■ Short task ■
Look below. Copy each line that has "this" in it.

■ Data to use ■
· · · · · · ·

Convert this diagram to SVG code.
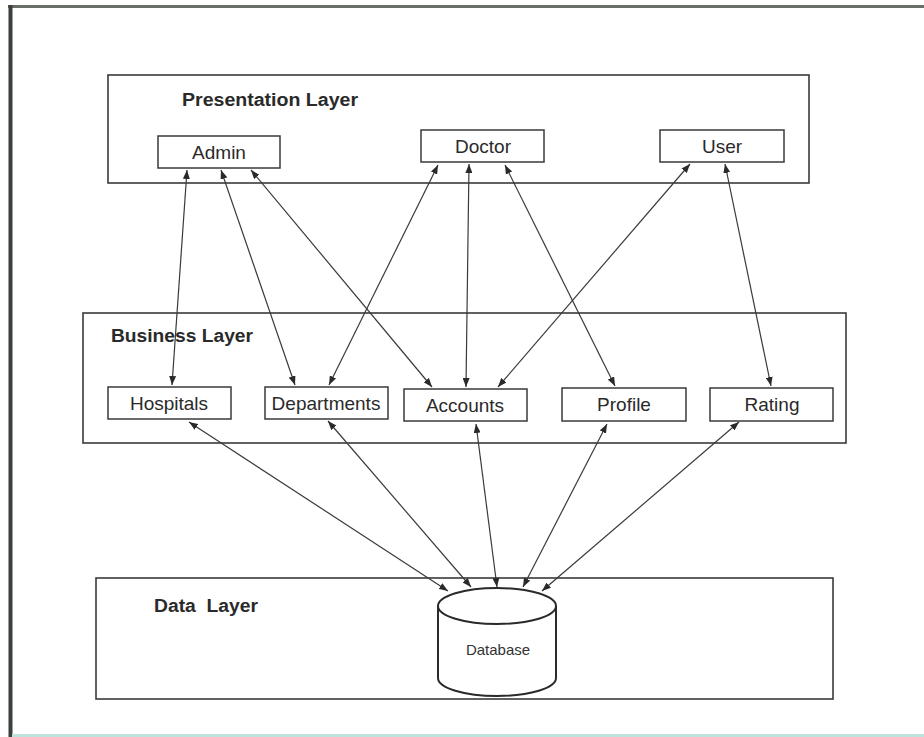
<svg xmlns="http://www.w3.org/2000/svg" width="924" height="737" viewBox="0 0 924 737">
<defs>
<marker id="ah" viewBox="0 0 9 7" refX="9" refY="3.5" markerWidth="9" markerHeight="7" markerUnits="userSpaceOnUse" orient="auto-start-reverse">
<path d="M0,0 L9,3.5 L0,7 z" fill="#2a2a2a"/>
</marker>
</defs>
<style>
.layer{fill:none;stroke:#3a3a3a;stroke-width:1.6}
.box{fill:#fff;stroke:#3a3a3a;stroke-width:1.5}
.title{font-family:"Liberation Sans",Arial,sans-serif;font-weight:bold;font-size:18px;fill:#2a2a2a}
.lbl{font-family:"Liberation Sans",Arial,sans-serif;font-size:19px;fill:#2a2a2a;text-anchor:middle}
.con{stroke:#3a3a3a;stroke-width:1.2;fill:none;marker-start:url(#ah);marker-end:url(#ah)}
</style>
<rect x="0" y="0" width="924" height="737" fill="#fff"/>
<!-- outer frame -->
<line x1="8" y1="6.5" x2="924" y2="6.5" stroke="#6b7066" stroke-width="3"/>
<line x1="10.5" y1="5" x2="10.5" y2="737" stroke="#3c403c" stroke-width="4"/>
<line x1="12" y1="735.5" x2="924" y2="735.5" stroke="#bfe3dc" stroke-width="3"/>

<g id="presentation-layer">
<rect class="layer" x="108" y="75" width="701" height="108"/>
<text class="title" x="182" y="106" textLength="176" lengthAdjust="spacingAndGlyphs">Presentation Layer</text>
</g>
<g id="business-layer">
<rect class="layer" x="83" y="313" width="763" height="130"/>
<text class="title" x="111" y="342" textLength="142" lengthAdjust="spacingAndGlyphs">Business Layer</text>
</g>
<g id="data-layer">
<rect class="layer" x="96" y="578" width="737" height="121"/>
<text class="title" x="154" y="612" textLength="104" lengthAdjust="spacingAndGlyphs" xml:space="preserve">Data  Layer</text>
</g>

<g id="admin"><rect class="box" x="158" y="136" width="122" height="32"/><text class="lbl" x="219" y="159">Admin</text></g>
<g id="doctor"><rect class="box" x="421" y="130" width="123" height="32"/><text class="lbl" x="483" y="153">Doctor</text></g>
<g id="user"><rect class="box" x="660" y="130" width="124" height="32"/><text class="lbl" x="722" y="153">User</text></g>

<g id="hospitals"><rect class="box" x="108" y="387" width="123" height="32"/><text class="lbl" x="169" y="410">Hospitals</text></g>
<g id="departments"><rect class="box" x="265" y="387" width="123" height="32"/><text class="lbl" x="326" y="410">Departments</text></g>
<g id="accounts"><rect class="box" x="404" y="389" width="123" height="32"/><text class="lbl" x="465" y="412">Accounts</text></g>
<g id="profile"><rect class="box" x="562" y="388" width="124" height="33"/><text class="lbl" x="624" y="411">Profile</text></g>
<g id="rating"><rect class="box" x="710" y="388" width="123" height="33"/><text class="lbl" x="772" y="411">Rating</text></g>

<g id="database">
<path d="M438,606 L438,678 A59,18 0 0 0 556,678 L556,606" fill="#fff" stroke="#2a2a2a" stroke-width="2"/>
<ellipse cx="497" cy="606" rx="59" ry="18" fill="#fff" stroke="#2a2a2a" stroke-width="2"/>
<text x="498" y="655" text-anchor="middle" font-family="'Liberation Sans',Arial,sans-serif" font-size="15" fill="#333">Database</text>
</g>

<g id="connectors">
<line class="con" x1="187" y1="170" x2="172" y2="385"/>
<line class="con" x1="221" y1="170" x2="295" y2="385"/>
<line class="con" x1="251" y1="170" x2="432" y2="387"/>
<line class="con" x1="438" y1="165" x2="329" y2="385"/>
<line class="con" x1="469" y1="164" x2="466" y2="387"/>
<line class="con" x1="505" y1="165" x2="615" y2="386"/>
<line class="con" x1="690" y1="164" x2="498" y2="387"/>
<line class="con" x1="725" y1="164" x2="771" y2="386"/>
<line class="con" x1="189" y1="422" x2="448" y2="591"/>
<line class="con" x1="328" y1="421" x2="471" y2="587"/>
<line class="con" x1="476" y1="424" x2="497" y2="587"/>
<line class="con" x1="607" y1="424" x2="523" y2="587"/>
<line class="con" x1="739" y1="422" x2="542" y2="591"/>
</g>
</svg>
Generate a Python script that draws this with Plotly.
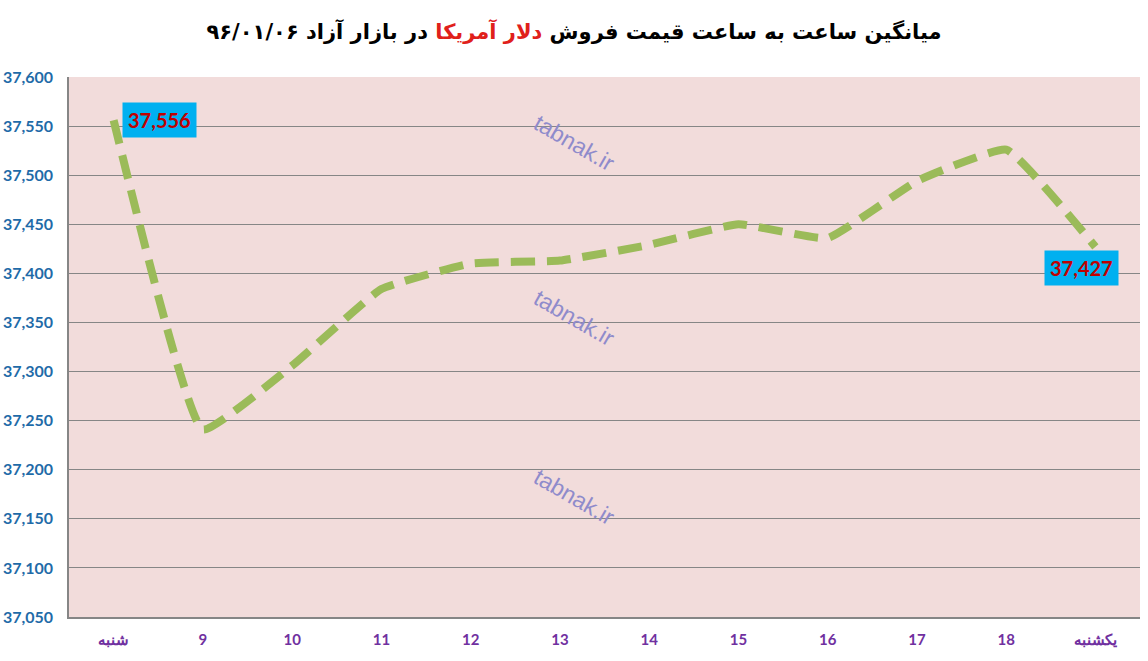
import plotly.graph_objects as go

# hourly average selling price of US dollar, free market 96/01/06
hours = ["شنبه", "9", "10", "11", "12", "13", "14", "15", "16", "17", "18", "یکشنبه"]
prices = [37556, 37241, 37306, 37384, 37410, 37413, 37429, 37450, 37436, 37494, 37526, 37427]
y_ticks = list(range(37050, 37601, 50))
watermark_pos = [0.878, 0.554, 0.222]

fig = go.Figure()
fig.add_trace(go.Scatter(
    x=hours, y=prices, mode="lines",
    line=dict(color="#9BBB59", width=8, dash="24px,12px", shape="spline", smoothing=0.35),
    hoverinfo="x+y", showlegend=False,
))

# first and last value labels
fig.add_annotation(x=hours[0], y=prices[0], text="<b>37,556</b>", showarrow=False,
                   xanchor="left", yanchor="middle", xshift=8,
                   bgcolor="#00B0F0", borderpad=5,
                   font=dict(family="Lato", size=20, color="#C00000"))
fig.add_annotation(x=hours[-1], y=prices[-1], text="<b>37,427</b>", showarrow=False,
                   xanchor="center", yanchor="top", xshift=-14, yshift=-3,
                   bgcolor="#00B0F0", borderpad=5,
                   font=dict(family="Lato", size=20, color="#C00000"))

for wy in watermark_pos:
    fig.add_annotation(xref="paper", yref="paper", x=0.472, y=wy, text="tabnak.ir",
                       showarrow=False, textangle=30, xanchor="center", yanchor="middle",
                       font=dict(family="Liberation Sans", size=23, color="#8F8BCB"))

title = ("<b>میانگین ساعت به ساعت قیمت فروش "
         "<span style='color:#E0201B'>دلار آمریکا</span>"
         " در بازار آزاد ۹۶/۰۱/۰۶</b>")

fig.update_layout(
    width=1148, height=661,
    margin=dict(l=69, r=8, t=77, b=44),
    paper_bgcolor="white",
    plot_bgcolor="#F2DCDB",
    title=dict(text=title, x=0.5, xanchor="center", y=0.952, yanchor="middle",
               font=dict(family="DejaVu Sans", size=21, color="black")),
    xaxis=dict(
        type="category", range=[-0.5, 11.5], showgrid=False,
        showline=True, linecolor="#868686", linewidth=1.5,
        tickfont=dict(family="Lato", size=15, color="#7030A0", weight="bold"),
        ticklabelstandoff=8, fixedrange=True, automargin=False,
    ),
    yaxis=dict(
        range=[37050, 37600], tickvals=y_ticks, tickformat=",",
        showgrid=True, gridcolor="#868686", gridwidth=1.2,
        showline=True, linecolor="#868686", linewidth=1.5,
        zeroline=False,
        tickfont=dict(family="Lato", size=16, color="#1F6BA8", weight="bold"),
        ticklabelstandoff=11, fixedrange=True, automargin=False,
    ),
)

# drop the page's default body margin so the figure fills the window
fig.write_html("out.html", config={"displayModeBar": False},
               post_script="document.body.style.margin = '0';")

· · · · · · ·

■ Exercise answer ■
Convert this diagram to SVG code.
Generate a Python script that draws this with Plotly.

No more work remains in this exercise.